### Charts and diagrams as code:
______________________________
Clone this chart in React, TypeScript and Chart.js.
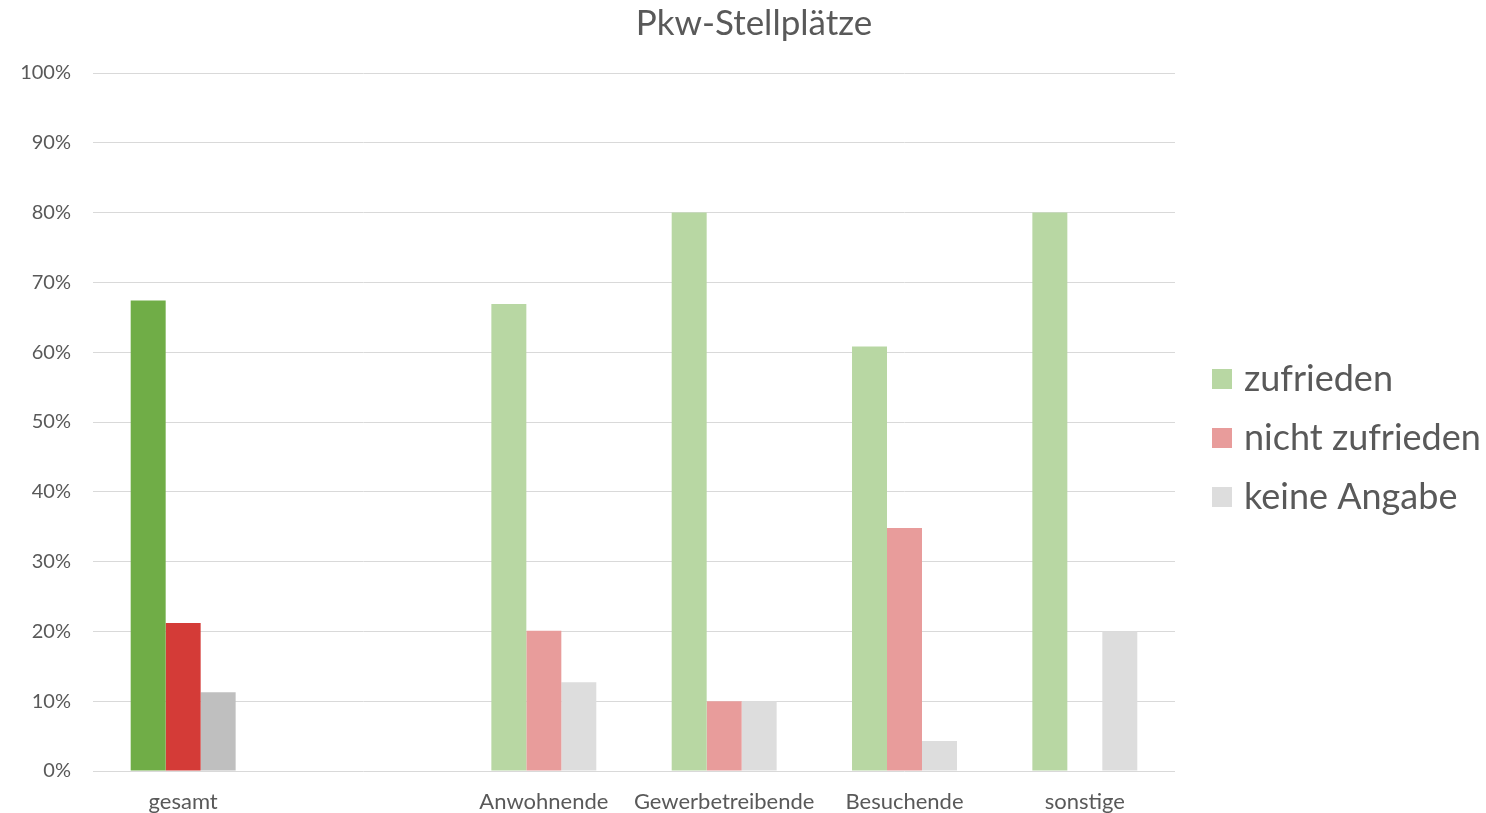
import React, { useEffect, useRef } from 'react';
import { Chart, registerables } from 'chart.js';

Chart.register(...registerables);

// Survey groups (the second slot is an intentional gap after "gesamt")
const categories = ['gesamt', '', 'Anwohnende', 'Gewerbetreibende', 'Besuchende', 'sonstige'];

// Shares in percent per answer
const zufrieden = [67.4, null, 66.9, 80, 60.8, 80];
const nichtZufrieden = [21.2, null, 20.1, 10, 34.8, 0];
const keineAngabe = [11.3, null, 12.7, 10, 4.3, 20];

const seriesNames = ['zufrieden', 'nicht zufrieden', 'keine Angabe'];
const titleText = 'Pkw-Stellplätze';

// Strong colours for the overall group, pale ones for the sub-groups
const strongColors = ['#70AD47', '#D43B37', '#BFBFBF'];
const paleColors = ['#B8D7A3', '#E89C9B', '#DDDDDD'];

const FONT = 'Lato, "Open Sans", sans-serif';
const TEXT = '#595959';

const colorsFor = (i: number) =>
  categories.map((_, idx) => (idx === 0 ? strongColors[i] : paleColors[i]));

// Draws the title and the legend on the right side
const decorPlugin = {
  id: 'decor',
  afterDraw(chart: any) {
    const ctx = chart.ctx as CanvasRenderingContext2D;
    ctx.save();
    ctx.fillStyle = TEXT;
    ctx.font = `35px ${FONT}`;
    ctx.textAlign = 'center';
    ctx.textBaseline = 'middle';
    ctx.fillText(titleText, 754, 24);

    const rowY = [379, 438, 497];
    chart.data.datasets.forEach((ds: any, i: number) => {
      ctx.fillStyle = paleColors[i];
      ctx.fillRect(1212, rowY[i] - 10, 20, 20);
      ctx.fillStyle = TEXT;
      ctx.font = `36px ${FONT}`;
      ctx.textAlign = 'left';
      ctx.textBaseline = 'middle';
      ctx.fillText(ds.label, 1244, rowY[i]);
    });
    ctx.restore();
  },
};

export default function App() {
  const canvasRef = useRef<HTMLCanvasElement | null>(null);

  useEffect(() => {
    if (!canvasRef.current) return;
    const chart = new Chart(canvasRef.current, {
      type: 'bar',
      data: {
        labels: categories,
        datasets: [zufrieden, nichtZufrieden, keineAngabe].map((values, i) => ({
          label: seriesNames[i],
          data: values,
          backgroundColor: colorsFor(i),
          borderWidth: 0,
          barPercentage: 1,
          categoryPercentage: 0.582,
        })),
      },
      options: {
        animation: false,
        responsive: true,
        maintainAspectRatio: false,
        layout: { padding: { top: 73, right: 311, bottom: 0, left: 0 } },
        plugins: {
          legend: { display: false },
          title: { display: false },
          tooltip: { enabled: false },
        },
        scales: {
          x: {
            grid: { display: false, drawTicks: false },
            border: { display: false },
            ticks: {
              color: TEXT,
              font: { family: FONT, size: 22 },
              padding: 18,
              maxRotation: 0,
              autoSkip: false,
            },
            afterFit: (scale: any) => {
              scale.height = 42;
            },
          },
          y: {
            min: 0,
            max: 100,
            grid: { color: '#D9D9D9', lineWidth: 1, drawTicks: false },
            border: { display: false },
            ticks: {
              stepSize: 10,
              color: TEXT,
              font: { family: FONT, size: 20 },
              padding: 22,
              callback: (v: any) => `${v}%`,
            },
            afterFit: (scale: any) => {
              scale.width = 93;
            },
          },
        },
      },
      plugins: [decorPlugin],
    });
    return () => chart.destroy();
  }, []);

  return (
    <div style={{ position: 'absolute', left: 0, top: 0, width: 1486, height: 813, background: '#fff' }}>
      <canvas ref={canvasRef} />
    </div>
  );
}
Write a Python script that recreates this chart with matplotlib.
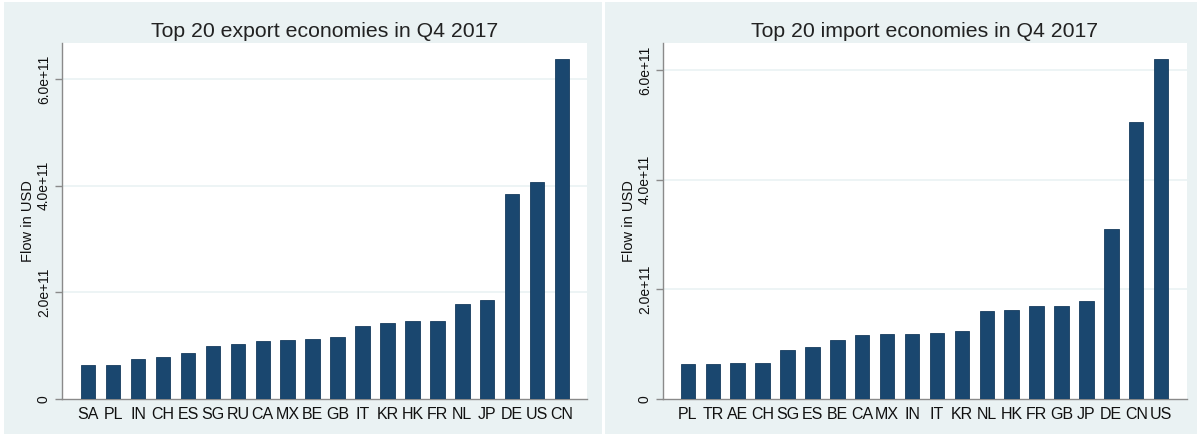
______________________________
### TASK STATEMENT:
Word for word, quote the lines above. Omit the pictures.

### COMPLETE ANSWER:
Clone this chart in React, TypeScript and Chart.js.
import React, { useEffect, useRef } from 'react';
import { Chart, registerables } from 'chart.js';

Chart.register(...registerables);

// Survey groups (the second slot is an intentional gap after "gesamt")
const categories = ['gesamt', '', 'Anwohnende', 'Gewerbetreibende', 'Besuchende', 'sonstige'];

// Shares in percent per answer
const zufrieden = [67.4, null, 66.9, 80, 60.8, 80];
const nichtZufrieden = [21.2, null, 20.1, 10, 34.8, 0];
const keineAngabe = [11.3, null, 12.7, 10, 4.3, 20];

const seriesNames = ['zufrieden', 'nicht zufrieden', 'keine Angabe'];
const titleText = 'Pkw-Stellplätze';

// Strong colours for the overall group, pale ones for the sub-groups
const strongColors = ['#70AD47', '#D43B37', '#BFBFBF'];
const paleColors = ['#B8D7A3', '#E89C9B', '#DDDDDD'];

const FONT = 'Lato, "Open Sans", sans-serif';
const TEXT = '#595959';

const colorsFor = (i: number) =>
  categories.map((_, idx) => (idx === 0 ? strongColors[i] : paleColors[i]));

// Draws the title and the legend on the right side
const decorPlugin = {
  id: 'decor',
  afterDraw(chart: any) {
    const ctx = chart.ctx as CanvasRenderingContext2D;
    ctx.save();
    ctx.fillStyle = TEXT;
    ctx.font = `35px ${FONT}`;
    ctx.textAlign = 'center';
    ctx.textBaseline = 'middle';
    ctx.fillText(titleText, 754, 24);

    const rowY = [379, 438, 497];
    chart.data.datasets.forEach((ds: any, i: number) => {
      ctx.fillStyle = paleColors[i];
      ctx.fillRect(1212, rowY[i] - 10, 20, 20);
      ctx.fillStyle = TEXT;
      ctx.font = `36px ${FONT}`;
      ctx.textAlign = 'left';
      ctx.textBaseline = 'middle';
      ctx.fillText(ds.label, 1244, rowY[i]);
    });
    ctx.restore();
  },
};

export default function App() {
  const canvasRef = useRef<HTMLCanvasElement | null>(null);

  useEffect(() => {
    if (!canvasRef.current) return;
    const chart = new Chart(canvasRef.current, {
      type: 'bar',
      data: {
        labels: categories,
        datasets: [zufrieden, nichtZufrieden, keineAngabe].map((values, i) => ({
          label: seriesNames[i],
          data: values,
          backgroundColor: colorsFor(i),
          borderWidth: 0,
          barPercentage: 1,
          categoryPercentage: 0.582,
        })),
      },
      options: {
        animation: false,
        responsive: true,
        maintainAspectRatio: false,
        layout: { padding: { top: 73, right: 311, bottom: 0, left: 0 } },
        plugins: {
          legend: { display: false },
          title: { display: false },
          tooltip: { enabled: false },
        },
        scales: {
          x: {
            grid: { display: false, drawTicks: false },
            border: { display: false },
            ticks: {
              color: TEXT,
              font: { family: FONT, size: 22 },
              padding: 18,
              maxRotation: 0,
              autoSkip: false,
            },
            afterFit: (scale: any) => {
              scale.height = 42;
            },
          },
          y: {
            min: 0,
            max: 100,
            grid: { color: '#D9D9D9', lineWidth: 1, drawTicks: false },
            border: { display: false },
            ticks: {
              stepSize: 10,
              color: TEXT,
              font: { family: FONT, size: 20 },
              padding: 22,
              callback: (v: any) => `${v}%`,
            },
            afterFit: (scale: any) => {
              scale.width = 93;
            },
          },
        },
      },
      plugins: [decorPlugin],
    });
    return () => chart.destroy();
  }, []);

  return (
    <div style={{ position: 'absolute', left: 0, top: 0, width: 1486, height: 813, background: '#fff' }}>
      <canvas ref={canvasRef} />
    </div>
  );
}
Write a Python script that recreates this chart with matplotlib.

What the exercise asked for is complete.